An economic model that for four decades relied on cheap exports and massive, wasteful state-led investment in property and infrastructure is no longer sustainable. It produced dizzying rates of growth but has also led to soaring debt and diminishing returns, with China littered with ghost cities, containing 60 to 100 million empty or incomplete homes, while companies accounting for 40 percent of China’s home sales have defaulted.

It is widely agreed that China needs to rebalance its economy and that consumers need to spend more, since private consumption accounts for just 39 percent of the economy — extremely low by world standards (the figure in the US is 68 percent). But there is no consumer confidence, with 80 percent of family wealth tied up in property and no meaningful social safety net.

Xi hopes renewable energy technology can replace property as a new motor of growth, and mouth-watering subsidies have been thrown at industries ranging from solar panels to electric vehicles and batteries. This has lead to massive overcapacity and vicious price wars. Yet the benign global environment that accompanied China’s earlier export splurges has gone: the world is much more wary.

Xi’s longer term goal is to build a world-beating “innovation” economy driven by domestic tech, but the most effective way of achieving this — giving more sway to the market and to private companies — runs counter to everything he stands for. Xi has prioritized security and CCP control, even over the economy. He has hobbled China’s most innovative technology companies, which have faced tightening restrictions. With the CCP increasingly in every lab and boardroom, the country’s startup scene i”s on its knees, with one executive recently telling the Financial Times, “The whole industry has just died before our eyes… The entrepreneurial spirit is dead. Last year, China led the world in the number of millionaires leaving the country, according to the Henley Wealth Management Report.
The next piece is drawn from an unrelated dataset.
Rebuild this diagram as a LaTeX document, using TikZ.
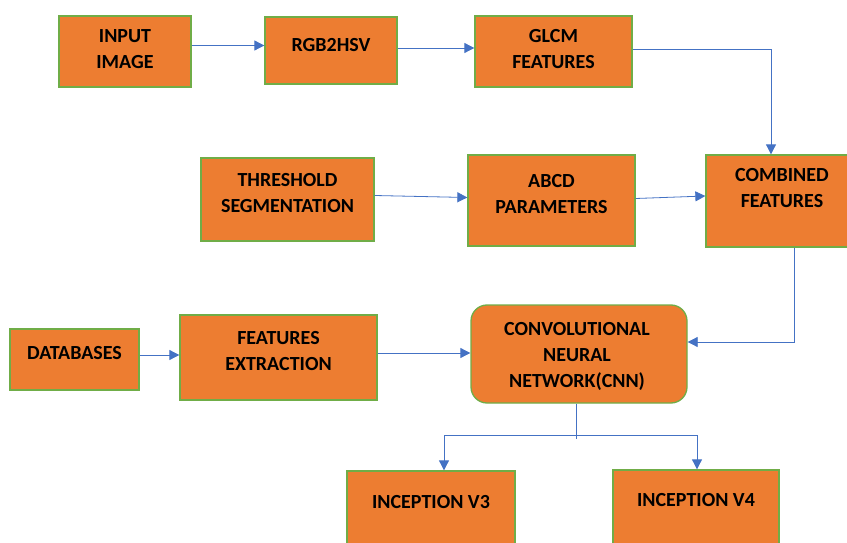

This is the background against which Pan wheeled out his stimulus, hinting that further measures might be in the pipeline. It had more than a hint of desperation about it and came days after Beijing announced it was raising the retirement age — a measure that was also widely criticized as inadequate to fend off a fast-approaching demographic crisis.

The CCP has long cultivated the myth of the technocrat, claiming that its officials have risen through a meritocratic system and are superior to those in the West because they can plan rationally for the long term. That was always a highly tenuous claim and ignores the reality that even the most gifted technocrat can make little real difference in an autocratic system where ultimately the only thing that matters is the opinion of the leader. Indeed, such a system encourages fraud as underlings clammer to tell the emperor what he wants to hear or face the consequences of voicing unwelcome opinions — as the economist Zhu did.

Pan is perhaps the embodiment of that hapless technocrat. He is no doubt aware that China’s troubled economy has peaked and may go sharply into reverse, but unable to mutter the unspeakable — that it is unreformable as long as Xi Jinping remains in charge.